Quote the listing below in full and exactly as written, but omit every picture.

------------------------

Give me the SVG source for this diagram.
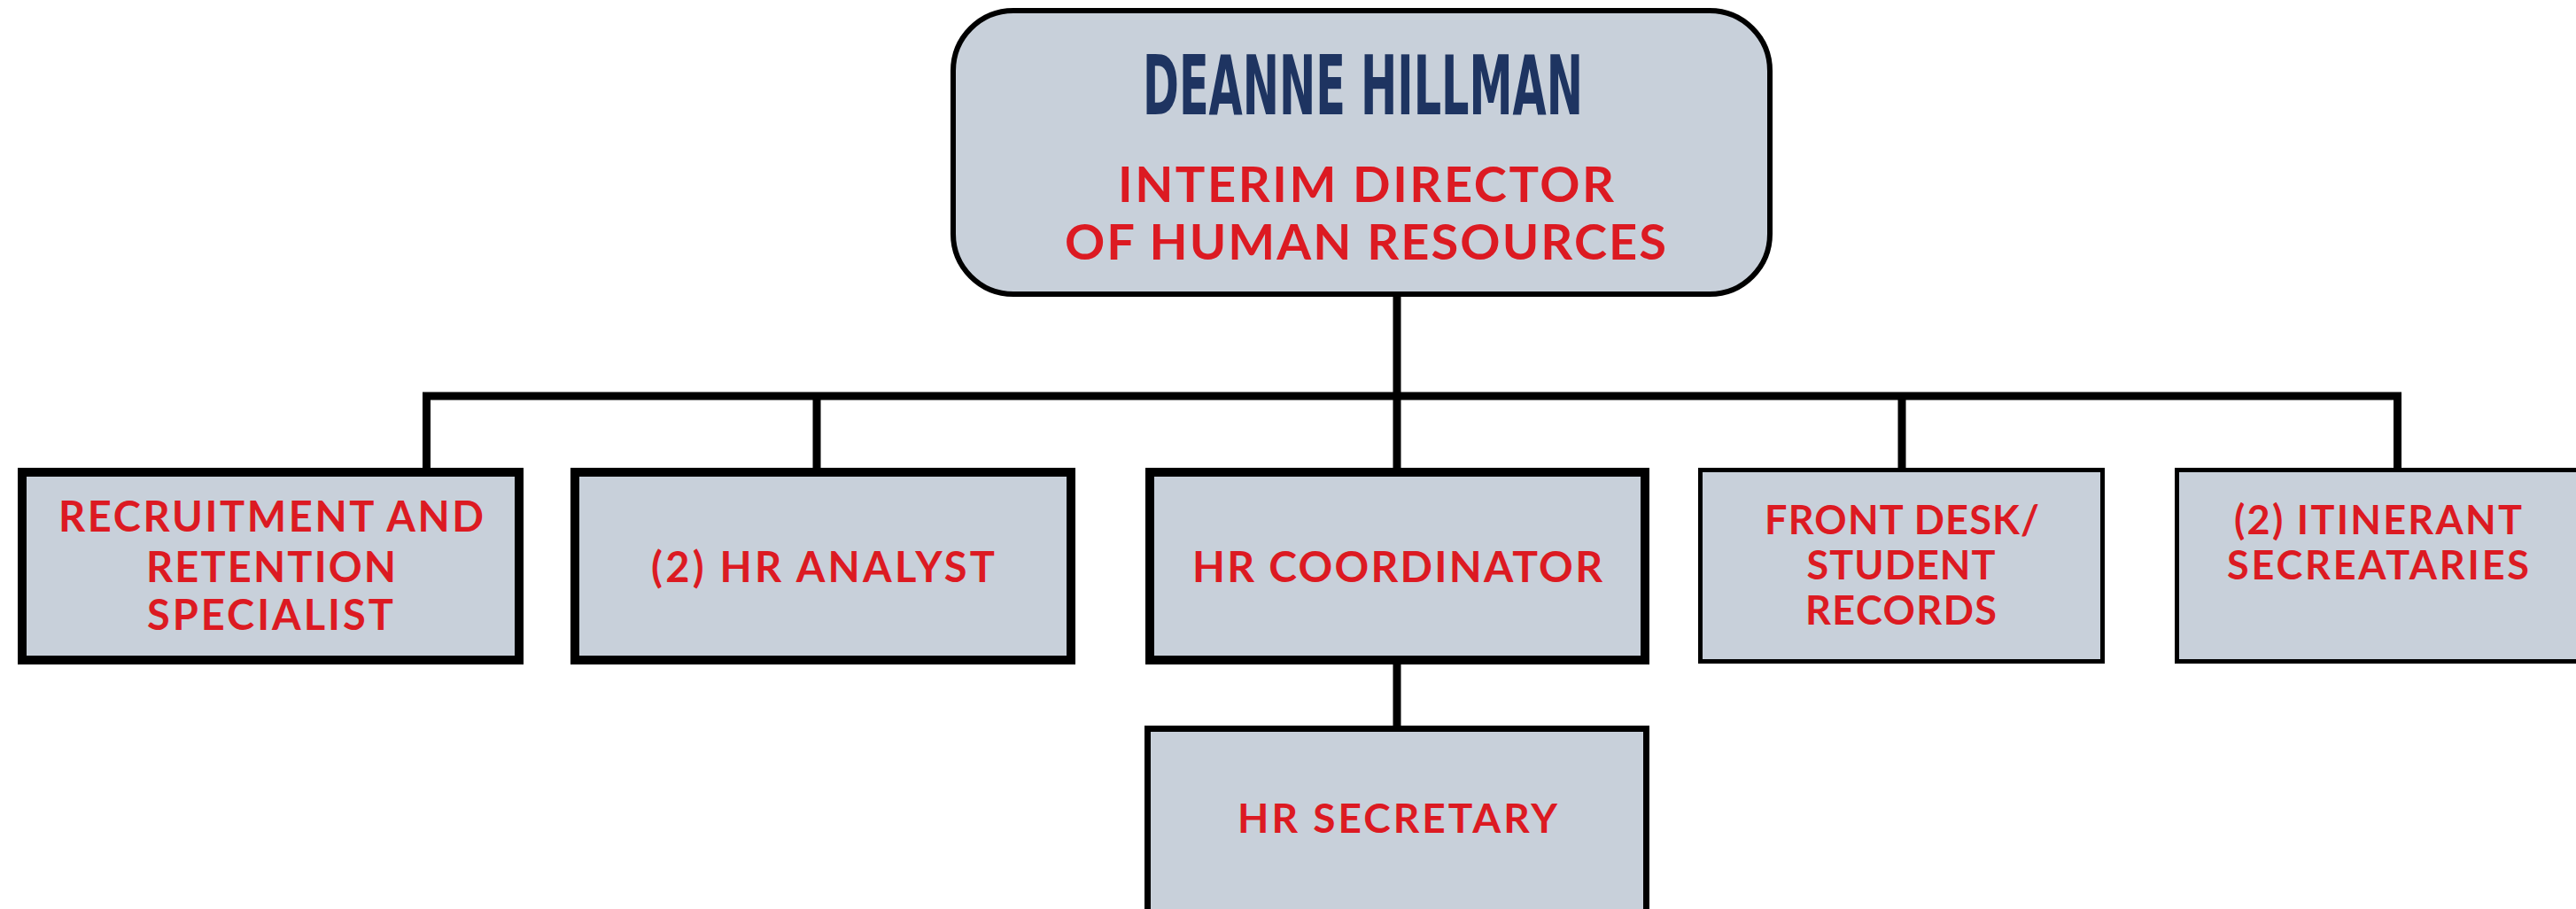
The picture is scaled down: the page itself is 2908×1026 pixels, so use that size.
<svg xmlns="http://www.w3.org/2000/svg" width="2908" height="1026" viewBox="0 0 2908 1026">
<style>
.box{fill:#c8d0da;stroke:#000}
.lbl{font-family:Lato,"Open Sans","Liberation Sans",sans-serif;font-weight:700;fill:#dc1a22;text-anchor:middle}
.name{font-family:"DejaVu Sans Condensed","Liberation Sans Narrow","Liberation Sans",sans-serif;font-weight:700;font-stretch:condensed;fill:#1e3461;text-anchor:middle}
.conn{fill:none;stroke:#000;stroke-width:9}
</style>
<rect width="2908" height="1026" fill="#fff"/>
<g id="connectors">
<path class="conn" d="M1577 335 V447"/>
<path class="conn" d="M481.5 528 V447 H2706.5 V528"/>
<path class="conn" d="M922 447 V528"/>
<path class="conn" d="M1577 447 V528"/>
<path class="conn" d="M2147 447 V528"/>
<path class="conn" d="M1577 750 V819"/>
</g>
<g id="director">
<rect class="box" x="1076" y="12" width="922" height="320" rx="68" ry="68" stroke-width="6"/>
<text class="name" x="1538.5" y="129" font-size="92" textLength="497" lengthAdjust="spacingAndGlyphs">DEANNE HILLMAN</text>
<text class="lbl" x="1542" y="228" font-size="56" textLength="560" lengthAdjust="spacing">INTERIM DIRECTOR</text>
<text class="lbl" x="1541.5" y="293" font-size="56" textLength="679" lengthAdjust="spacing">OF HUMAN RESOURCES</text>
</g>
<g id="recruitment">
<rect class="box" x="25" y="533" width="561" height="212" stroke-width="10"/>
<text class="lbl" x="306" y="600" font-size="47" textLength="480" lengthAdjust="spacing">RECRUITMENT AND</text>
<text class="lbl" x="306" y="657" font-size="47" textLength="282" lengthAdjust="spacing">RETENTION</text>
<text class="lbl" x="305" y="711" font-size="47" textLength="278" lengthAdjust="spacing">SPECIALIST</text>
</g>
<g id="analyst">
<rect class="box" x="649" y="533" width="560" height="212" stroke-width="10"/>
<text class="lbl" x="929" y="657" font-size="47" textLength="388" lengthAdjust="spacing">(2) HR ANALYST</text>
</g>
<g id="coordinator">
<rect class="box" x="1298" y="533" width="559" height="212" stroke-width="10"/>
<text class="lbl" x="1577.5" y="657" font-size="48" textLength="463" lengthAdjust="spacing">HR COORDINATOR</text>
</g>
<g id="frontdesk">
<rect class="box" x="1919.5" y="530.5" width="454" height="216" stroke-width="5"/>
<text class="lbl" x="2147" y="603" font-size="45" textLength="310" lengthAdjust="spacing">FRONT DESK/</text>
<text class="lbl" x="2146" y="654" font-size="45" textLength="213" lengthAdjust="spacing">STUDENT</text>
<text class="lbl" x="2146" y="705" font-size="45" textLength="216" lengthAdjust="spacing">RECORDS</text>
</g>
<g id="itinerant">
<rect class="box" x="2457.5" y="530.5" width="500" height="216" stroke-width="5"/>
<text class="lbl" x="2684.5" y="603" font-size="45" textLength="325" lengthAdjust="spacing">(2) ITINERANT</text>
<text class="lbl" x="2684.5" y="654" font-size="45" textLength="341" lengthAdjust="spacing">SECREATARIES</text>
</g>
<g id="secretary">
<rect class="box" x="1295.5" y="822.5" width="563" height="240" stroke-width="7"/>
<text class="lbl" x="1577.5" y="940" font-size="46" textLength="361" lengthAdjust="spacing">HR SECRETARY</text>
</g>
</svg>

------------------------

**Exercise output**
Give me the SVG source for this diagram.
The picture is scaled down: the page itself is 2908×1026 pixels, so use that size.
<svg xmlns="http://www.w3.org/2000/svg" width="2908" height="1026" viewBox="0 0 2908 1026">
<style>
.box{fill:#c8d0da;stroke:#000}
.lbl{font-family:Lato,"Open Sans","Liberation Sans",sans-serif;font-weight:700;fill:#dc1a22;text-anchor:middle}
.name{font-family:"DejaVu Sans Condensed","Liberation Sans Narrow","Liberation Sans",sans-serif;font-weight:700;font-stretch:condensed;fill:#1e3461;text-anchor:middle}
.conn{fill:none;stroke:#000;stroke-width:9}
</style>
<rect width="2908" height="1026" fill="#fff"/>
<g id="connectors">
<path class="conn" d="M1577 335 V447"/>
<path class="conn" d="M481.5 528 V447 H2706.5 V528"/>
<path class="conn" d="M922 447 V528"/>
<path class="conn" d="M1577 447 V528"/>
<path class="conn" d="M2147 447 V528"/>
<path class="conn" d="M1577 750 V819"/>
</g>
<g id="director">
<rect class="box" x="1076" y="12" width="922" height="320" rx="68" ry="68" stroke-width="6"/>
<text class="name" x="1538.5" y="129" font-size="92" textLength="497" lengthAdjust="spacingAndGlyphs">DEANNE HILLMAN</text>
<text class="lbl" x="1542" y="228" font-size="56" textLength="560" lengthAdjust="spacing">INTERIM DIRECTOR</text>
<text class="lbl" x="1541.5" y="293" font-size="56" textLength="679" lengthAdjust="spacing">OF HUMAN RESOURCES</text>
</g>
<g id="recruitment">
<rect class="box" x="25" y="533" width="561" height="212" stroke-width="10"/>
<text class="lbl" x="306" y="600" font-size="47" textLength="480" lengthAdjust="spacing">RECRUITMENT AND</text>
<text class="lbl" x="306" y="657" font-size="47" textLength="282" lengthAdjust="spacing">RETENTION</text>
<text class="lbl" x="305" y="711" font-size="47" textLength="278" lengthAdjust="spacing">SPECIALIST</text>
</g>
<g id="analyst">
<rect class="box" x="649" y="533" width="560" height="212" stroke-width="10"/>
<text class="lbl" x="929" y="657" font-size="47" textLength="388" lengthAdjust="spacing">(2) HR ANALYST</text>
</g>
<g id="coordinator">
<rect class="box" x="1298" y="533" width="559" height="212" stroke-width="10"/>
<text class="lbl" x="1577.5" y="657" font-size="48" textLength="463" lengthAdjust="spacing">HR COORDINATOR</text>
</g>
<g id="frontdesk">
<rect class="box" x="1919.5" y="530.5" width="454" height="216" stroke-width="5"/>
<text class="lbl" x="2147" y="603" font-size="45" textLength="310" lengthAdjust="spacing">FRONT DESK/</text>
<text class="lbl" x="2146" y="654" font-size="45" textLength="213" lengthAdjust="spacing">STUDENT</text>
<text class="lbl" x="2146" y="705" font-size="45" textLength="216" lengthAdjust="spacing">RECORDS</text>
</g>
<g id="itinerant">
<rect class="box" x="2457.5" y="530.5" width="500" height="216" stroke-width="5"/>
<text class="lbl" x="2684.5" y="603" font-size="45" textLength="325" lengthAdjust="spacing">(2) ITINERANT</text>
<text class="lbl" x="2684.5" y="654" font-size="45" textLength="341" lengthAdjust="spacing">SECREATARIES</text>
</g>
<g id="secretary">
<rect class="box" x="1295.5" y="822.5" width="563" height="240" stroke-width="7"/>
<text class="lbl" x="1577.5" y="940" font-size="46" textLength="361" lengthAdjust="spacing">HR SECRETARY</text>
</g>
</svg>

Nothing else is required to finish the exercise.